If many cars were damaged, it may be some time before your adjuster can look at your car. You do not have to wait for him in order to dry the car out.  You can be proactive here and take photos or video of the damage, then try to remove as much water from the car as you can. This will avoid the threat of mold moving into your car. Salt water is a powerful corrosive that damaged metal and electrical systems.

Use a pump to remove as much water from the trunk as possible. Remove everything and keep the trunk open to promote air movement.  Open up the doors, remove all of the floor mats, and allow the interior of the car to dry out as much as possible. You may want to park it in the sunlight and put some fans around the car to speed up the drying process. Circulating air will help prevent mold from growing in your vehicle.

Depending on the extent of the damage, the cost of repairs, and the value of your vehicle, you can then choose to repair or replace it. If you plan to replace it, you have alternatives for dealing with a flood-damaged car. You can sell the car to a scrap, salvage, or junkyard. It’s also possible that you can sell or trade in the car. While the flood will drastically impact a vehicle’s value, you may still get a decent deal on a replacement vehicle.  Some car manufacturers have auto-exchange programs in place. The company will then resell the vehicle as a pre-owned, salvage title, or flood-damaged car. This is legal as long as full disclosure is made.
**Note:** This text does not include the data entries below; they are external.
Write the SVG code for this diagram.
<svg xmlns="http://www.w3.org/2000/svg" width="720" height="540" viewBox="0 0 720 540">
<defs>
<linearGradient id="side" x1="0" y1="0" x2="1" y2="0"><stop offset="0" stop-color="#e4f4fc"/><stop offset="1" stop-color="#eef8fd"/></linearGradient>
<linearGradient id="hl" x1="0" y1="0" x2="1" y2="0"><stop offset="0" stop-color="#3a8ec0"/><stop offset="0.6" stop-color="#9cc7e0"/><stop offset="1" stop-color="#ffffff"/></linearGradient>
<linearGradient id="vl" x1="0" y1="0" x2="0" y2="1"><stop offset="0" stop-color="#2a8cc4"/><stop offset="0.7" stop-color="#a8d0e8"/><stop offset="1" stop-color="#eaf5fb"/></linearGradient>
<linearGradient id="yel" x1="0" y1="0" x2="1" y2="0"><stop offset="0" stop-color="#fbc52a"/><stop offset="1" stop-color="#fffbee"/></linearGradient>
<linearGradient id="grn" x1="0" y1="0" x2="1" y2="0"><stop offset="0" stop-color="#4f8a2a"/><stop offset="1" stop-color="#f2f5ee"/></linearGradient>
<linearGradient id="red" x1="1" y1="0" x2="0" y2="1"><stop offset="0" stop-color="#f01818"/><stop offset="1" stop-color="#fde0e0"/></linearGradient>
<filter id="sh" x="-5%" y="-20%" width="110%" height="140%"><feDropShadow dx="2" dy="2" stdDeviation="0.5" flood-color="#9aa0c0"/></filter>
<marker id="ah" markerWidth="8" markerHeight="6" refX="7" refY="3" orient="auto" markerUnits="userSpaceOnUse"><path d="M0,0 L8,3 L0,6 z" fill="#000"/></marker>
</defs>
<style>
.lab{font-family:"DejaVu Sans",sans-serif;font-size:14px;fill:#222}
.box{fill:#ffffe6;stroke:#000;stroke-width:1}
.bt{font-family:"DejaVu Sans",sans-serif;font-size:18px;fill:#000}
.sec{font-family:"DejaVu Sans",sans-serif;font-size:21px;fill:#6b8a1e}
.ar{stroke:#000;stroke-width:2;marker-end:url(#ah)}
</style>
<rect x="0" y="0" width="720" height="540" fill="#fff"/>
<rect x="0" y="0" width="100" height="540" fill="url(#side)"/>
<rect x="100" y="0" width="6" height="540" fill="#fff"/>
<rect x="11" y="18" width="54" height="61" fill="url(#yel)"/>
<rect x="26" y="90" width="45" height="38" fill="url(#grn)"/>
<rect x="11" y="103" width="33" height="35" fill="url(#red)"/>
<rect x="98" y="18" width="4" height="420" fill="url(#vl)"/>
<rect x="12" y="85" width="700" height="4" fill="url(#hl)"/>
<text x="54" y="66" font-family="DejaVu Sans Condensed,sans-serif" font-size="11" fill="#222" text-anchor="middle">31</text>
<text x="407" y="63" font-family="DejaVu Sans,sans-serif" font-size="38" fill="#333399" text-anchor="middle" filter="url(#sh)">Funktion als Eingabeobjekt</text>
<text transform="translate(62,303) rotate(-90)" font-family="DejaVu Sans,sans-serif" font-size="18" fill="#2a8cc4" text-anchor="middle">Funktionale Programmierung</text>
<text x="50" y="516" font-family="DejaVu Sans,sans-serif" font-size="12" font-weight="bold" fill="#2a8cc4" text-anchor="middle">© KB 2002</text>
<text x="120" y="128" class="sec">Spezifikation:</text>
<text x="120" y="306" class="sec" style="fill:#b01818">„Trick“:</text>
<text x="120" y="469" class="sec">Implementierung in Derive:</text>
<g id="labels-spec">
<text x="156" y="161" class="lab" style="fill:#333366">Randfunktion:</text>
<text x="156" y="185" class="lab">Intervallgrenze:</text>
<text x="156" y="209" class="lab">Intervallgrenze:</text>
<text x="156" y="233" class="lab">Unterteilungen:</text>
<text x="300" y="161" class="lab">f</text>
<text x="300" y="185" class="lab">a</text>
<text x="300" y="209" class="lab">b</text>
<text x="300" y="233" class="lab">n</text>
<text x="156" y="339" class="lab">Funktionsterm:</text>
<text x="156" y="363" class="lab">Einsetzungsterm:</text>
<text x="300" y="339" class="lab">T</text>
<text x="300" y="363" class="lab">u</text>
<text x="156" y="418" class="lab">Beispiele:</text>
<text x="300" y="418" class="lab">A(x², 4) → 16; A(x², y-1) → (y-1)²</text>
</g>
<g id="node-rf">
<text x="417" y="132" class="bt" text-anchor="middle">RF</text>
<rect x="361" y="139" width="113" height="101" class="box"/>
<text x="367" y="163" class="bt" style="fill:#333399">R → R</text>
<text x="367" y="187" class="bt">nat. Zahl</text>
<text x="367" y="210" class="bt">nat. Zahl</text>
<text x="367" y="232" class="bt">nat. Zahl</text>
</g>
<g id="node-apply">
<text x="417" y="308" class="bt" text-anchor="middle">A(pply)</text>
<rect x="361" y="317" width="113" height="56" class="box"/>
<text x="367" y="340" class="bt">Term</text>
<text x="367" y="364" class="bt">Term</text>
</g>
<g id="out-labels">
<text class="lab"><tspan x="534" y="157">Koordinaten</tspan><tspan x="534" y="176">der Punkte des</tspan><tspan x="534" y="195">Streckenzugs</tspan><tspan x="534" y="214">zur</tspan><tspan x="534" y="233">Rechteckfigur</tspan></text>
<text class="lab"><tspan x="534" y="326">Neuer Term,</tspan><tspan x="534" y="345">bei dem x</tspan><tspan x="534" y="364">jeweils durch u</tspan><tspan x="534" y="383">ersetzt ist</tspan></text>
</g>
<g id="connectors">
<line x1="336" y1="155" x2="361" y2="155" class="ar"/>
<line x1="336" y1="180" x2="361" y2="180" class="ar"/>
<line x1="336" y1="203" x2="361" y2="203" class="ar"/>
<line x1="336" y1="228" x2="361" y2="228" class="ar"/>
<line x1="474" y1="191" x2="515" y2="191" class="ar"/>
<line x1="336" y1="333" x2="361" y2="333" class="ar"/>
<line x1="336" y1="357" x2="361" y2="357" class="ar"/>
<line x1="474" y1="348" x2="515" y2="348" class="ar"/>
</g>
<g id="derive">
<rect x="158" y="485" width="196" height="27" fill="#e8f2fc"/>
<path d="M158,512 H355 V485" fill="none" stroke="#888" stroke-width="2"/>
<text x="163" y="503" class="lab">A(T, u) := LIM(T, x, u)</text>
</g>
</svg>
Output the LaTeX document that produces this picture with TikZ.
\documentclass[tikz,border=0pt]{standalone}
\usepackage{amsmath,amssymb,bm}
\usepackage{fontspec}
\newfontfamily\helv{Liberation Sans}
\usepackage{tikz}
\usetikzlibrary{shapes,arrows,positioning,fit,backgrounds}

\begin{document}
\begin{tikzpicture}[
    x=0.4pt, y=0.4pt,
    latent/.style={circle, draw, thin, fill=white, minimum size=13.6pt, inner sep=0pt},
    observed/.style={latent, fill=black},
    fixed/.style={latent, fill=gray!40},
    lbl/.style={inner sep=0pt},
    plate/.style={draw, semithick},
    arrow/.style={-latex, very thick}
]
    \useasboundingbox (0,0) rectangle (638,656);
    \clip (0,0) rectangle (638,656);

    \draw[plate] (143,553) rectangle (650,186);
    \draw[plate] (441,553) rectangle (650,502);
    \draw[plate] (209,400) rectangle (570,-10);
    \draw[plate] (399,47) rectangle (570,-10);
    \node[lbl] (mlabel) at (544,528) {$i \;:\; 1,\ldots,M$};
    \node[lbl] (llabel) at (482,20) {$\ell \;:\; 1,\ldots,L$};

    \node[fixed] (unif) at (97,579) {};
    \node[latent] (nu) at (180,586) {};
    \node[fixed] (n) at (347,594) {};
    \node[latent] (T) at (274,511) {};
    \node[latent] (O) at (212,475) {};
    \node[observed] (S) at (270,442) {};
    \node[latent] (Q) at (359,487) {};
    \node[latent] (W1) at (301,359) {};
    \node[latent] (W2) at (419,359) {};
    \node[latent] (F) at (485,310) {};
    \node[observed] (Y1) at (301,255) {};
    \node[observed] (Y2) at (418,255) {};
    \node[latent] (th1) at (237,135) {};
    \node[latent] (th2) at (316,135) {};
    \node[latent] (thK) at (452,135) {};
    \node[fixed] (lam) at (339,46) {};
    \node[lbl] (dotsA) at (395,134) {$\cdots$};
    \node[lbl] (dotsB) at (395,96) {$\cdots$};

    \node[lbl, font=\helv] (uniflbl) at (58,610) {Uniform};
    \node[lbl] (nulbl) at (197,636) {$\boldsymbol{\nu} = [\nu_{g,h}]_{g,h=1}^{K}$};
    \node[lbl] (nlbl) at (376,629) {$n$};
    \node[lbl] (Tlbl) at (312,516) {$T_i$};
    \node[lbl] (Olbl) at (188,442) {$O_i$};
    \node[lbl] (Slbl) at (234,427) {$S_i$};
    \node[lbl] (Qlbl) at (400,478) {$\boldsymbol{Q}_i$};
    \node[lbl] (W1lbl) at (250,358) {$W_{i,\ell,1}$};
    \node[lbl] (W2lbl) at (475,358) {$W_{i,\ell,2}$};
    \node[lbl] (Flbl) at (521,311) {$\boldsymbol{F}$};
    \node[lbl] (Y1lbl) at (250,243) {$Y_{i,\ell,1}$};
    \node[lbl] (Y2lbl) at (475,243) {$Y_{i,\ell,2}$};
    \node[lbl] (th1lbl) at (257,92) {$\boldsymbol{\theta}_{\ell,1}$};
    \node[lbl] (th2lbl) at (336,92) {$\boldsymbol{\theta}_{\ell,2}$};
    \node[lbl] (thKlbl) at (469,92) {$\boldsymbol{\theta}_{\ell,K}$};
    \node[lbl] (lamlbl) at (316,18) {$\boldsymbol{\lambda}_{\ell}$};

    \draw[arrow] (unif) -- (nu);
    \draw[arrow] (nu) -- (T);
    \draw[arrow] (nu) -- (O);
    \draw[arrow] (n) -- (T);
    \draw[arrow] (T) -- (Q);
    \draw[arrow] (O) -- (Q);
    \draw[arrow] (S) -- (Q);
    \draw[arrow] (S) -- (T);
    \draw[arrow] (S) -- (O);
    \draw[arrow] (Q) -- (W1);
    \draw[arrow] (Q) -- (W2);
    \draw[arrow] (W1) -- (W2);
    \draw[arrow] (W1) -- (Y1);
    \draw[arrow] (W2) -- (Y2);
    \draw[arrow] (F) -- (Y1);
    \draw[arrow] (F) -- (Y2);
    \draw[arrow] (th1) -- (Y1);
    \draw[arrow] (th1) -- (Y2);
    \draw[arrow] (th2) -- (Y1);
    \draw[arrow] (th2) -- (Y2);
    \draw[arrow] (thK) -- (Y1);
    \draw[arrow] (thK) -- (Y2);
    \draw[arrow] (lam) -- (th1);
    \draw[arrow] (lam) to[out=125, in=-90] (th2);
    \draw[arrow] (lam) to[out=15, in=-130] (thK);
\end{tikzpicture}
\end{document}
Protecting Your Car from Flood Damage

The best way to protect a vehicle is to park it on high ground. Above ground parking garages are ideal for this, but any high ground offers some protection from flooding. If you park your car on a hill, try to choose a section that is nearly flat or only gently sloped. While unlikely, your car could slide if that area is highly sloped.

To protect your car from flooding and winds associated with a hurricane, an above ground parking garage is one of the best options. Park your car towards the interior of the structure, preferably near the elevator shafts.

Avoid driving your car through a flood. This protects your vehicle, but also you and your passengers. Fast-moving floodwaters can quickly sweep your car away. Wait out the flood on the highest ground available. If your car is caught in flood waters, abandon it and move to a safe area. If possible, use your phone camera to document what is happening to your vehicle. This will come in handy when filing an insurance claim.

How to Determine if You’re Buying a Flood-Damaged Car

Severe storms and hurricanes leave thousands of abandoned and flood-damaged cars in their wake. While it is legal to sell these cars, some unscrupulous people will try to sell these cars without disclosing the damage.

Most standard auto insurance policies will not cover vehicles with extensive damage. If you knowingly or unknowingly purchase a flood-damaged car, you will not be able to submit those repairs to your insurance.

When considering a used vehicle, know how and where to look for signs that the vehicle has been in a flood, and avoid any dealer that tries to pass off a flood-damaged car. You can easily find reputable dealers in your area by talking to family and friends, as well as checking the Better Business Bureau.

Examine the car thoroughly, looking for evidence of mold, mildew, silt, and debris in places you wouldn’t normally find it, such as under the carpeting in the trunk, or within the engine compartment.  Look for rusty screws or other metal parts, as well as water stains or faded upholstery and discolored seat belts and door panels.

Check the flooring for dampness, as well as moisture or condensation on the inside of the instrument panel. Moldy odors or other intense smells are almost always a dead giveaway that there is a water problem. The same goes for smells of Lysol or other deodorizers. Some sellers will use them to cover up odors from water damage.

If you are concerned you might be buying a car with previous flood damage, there are several ways to protect yourself.

  • Check the Vehicle Identification Number (VIN) with state and federal government agencies to determine if the vehicle has a questionable or salvage title.
  • Check is the upholstery has been shampooed recently.
  • Pull up the carpet to look for signs of mud or dirt that most detailers would overlook when cleaning a car.
  • Open all doors, the trunk, and the hood to check for corrosion, a clear sign of flood damage.
  • Check electrical parts for signs of wear or damage, as well as for water lines in the engine compartment or trunk.
  • Don’t neglect the flood-damaged practice of “going with your gut”. If a deal sounds too sweet to be true, it almost always is. Look elsewhere for a quality vehicle.

Floods can have long-lasting effects on all of your property, but cars tend to suffer the most water damage. Take proper precautions before a flood and let the professionals take over after a flood to ensure that you get the best possible resolution to your flooding problems.